What Is a W-Shaped Recovery?

A W-shaped recovery is an economic recovery that improves, weakens again, and then recovers more durably. It is sometimes called a double-dip pattern because the economy appears to recover before falling back into weakness.

The first rebound can make the downturn look over. The second decline is what creates the W shape.

Key Takeaways

  • A W-shaped recovery includes a rebound, another downturn, and then a later recovery.
  • It is less stable than a V-shaped recovery.
  • It can happen when the first recovery is interrupted by another shock, policy mistake, credit stress, or renewed demand weakness.
  • Investors may hear this described as a double-dip recession or double-dip recovery.
  • A W-shaped recovery can make short-term data harder to interpret.

How a W-Shaped Recovery Works

In a W-shaped recovery, the economy first rebounds from a downturn.

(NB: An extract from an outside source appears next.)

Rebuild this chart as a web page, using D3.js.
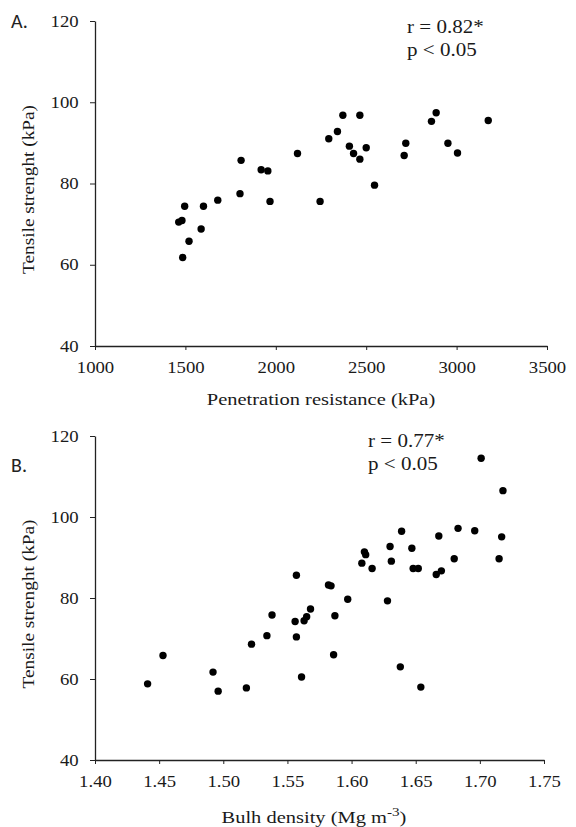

Jobs, spending, output, or markets may improve. Then a second wave of weakness appears, pushing activity down again before a more durable recovery takes hold.

This can happen when the original damage was not fully repaired, when policy support fades too soon, when inflation or rates create new pressure, or when another shock hits before the recovery becomes self-sustaining.

Why It Matters Financially

A W-shaped recovery matters because the first rebound can create false confidence. Households may assume job risk has passed. Businesses may restart expansion plans. Investors may chase prices higher. If the second dip arrives, weak balance sheets and overconfident decisions can become painful.

For investors, the key is to avoid treating one strong stretch of data as proof that all risk has passed.

W-Shaped Versus U-Shaped Recovery

A U-shaped recovery is slow but more continuous. A W-shaped recovery is interrupted. It improves, weakens again, and then improves later.

The difference is not just academic. A W shape can require more patience, more liquidity, and more discipline because confidence gets tested twice.

The Bottom Line

A W-shaped recovery is an interrupted recovery: improvement, renewed weakness, and then another rebound. It is a reminder that early improvement is encouraging, but a financial plan should still be able to handle setbacks.